Here we see, at last, where fantasy ends and actual delusion begins. When we craft a fantasy, we assume the reader will take it for granted that what he’s reading isn’t real. We appeal to his willing suspension of disbelief, realizing that it’s only a temporary suspension. Our fantasy book or movie is thus a metaphor, and understood as such by all the rational members of our audience.

On second thought, “delusion” may not be the right word for what Gore and Reid are subject to. The term “compulsive lying” is probably more accurate.

Harry Potter and the Deathly Hallows, Part I

Movie Review by Lee Duigon

It’s hard to review a piece of a movie-which, for all its nearly three-hour length, is what this is. If you haven’t seen the earlier Harry Potter movies, or read the books, watching this movie will be like entering a roomful of strangers all talking about people and incidents you have never heard of. There’s no flashing back to make things clear, no explanations provided for anything. If you’re not a Harry Potter fan, you can forget about understanding this film.

So why review it, then?

J. K. Rowling’s Harry Potter novels have sold millions and millions of copies, and millions of movie tickets, too. This is the most successful series of books ever published, and it has revolutionized young readers’ fiction. It would be irresponsible to ignore it.

Because Harry Potter is such a cultural phenomenon, and this movie is a slice of it, we can look at it to see what it can tell us about our culture. What has Harry Potter taken out of our culture, and what has it put in?

Magic and Science

In the alternative universe of Harry Potter, everything important gets done by magic-or “wizarding,” as they sometimes call it. Witches, wizards, and warlocks are the elite of that world.

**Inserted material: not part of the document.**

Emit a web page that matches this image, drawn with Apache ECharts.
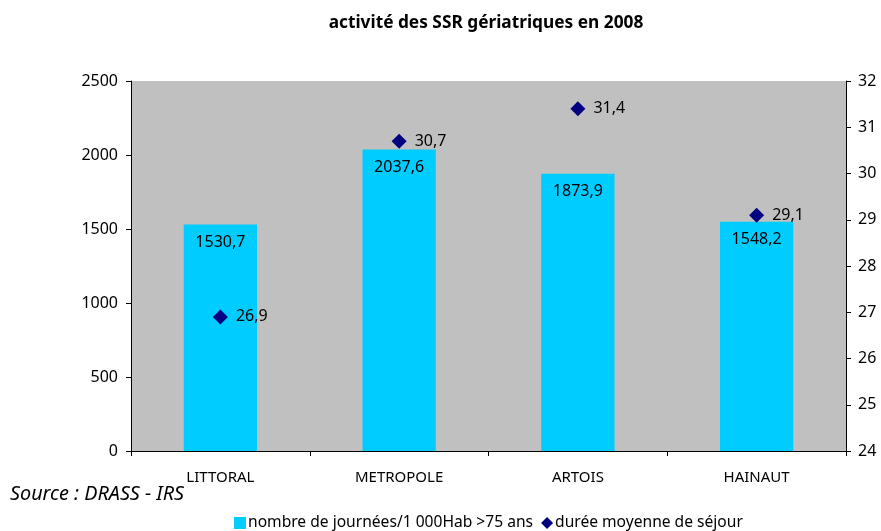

As a thought experiment, plug in “science” for “magic”-and you’ll see that the Harry Potter world pretty closely approximates our own. By “science” we mean what Jean-Marc Berthoud calls “the cultural domination of our whole culture by a purely mathematical model of the universe (the so-called scientific worldview, valid in fact only in its strictly limited domain, that of the measurable) as normative of every aspect of reality.”1

Materialistic “science” in our culture has excluded God. In Harry Potter-land, “magic” does the same. Given the awesome power of magic in that world, there would appear to be no place for God.

Despite various efforts to spin the Potter books as some obscure kind of Christian enterprise, we see no evidence at all in Deathly Hallows I that there is any Christianity at work in any of the characters’ lives, or any other recognizable religion, for that matter. Yes, there is one brief scene in which we see a village church with people inside it singing Christmas carols. What of it? Millions of Americans celebrate Christmas as a generic holiday and are dead to its religious significance. And every now and then, a character in the movie says, “my God.” But that doesn’t mean that they believe in God. For millions of Americans, “God” and even “Jesus” are just words to be tossed casually into a sentence, stripped of all meaning.

J. K. Rowling has been accused of promoting witchcraft. But I think it important to note that in Deathly Hallows I, there is no hint of any power higher than that of the magician. Paganism is supposed to feature pagan gods and goddesses, but we see no gods here. The world of Harry Potter much more closely resembles the fantasy world of The Humanist Manifesto II than it does anything in paganism. Take the Humanist Manifesto and substitute “magic” or “wizarding” for words like “science” and “technology,” and you will instantly find yourself in Harry Potter’s universe.2

Thus we discover that Rowling is not promoting paganism. Wittingly or not, she is promoting humanism.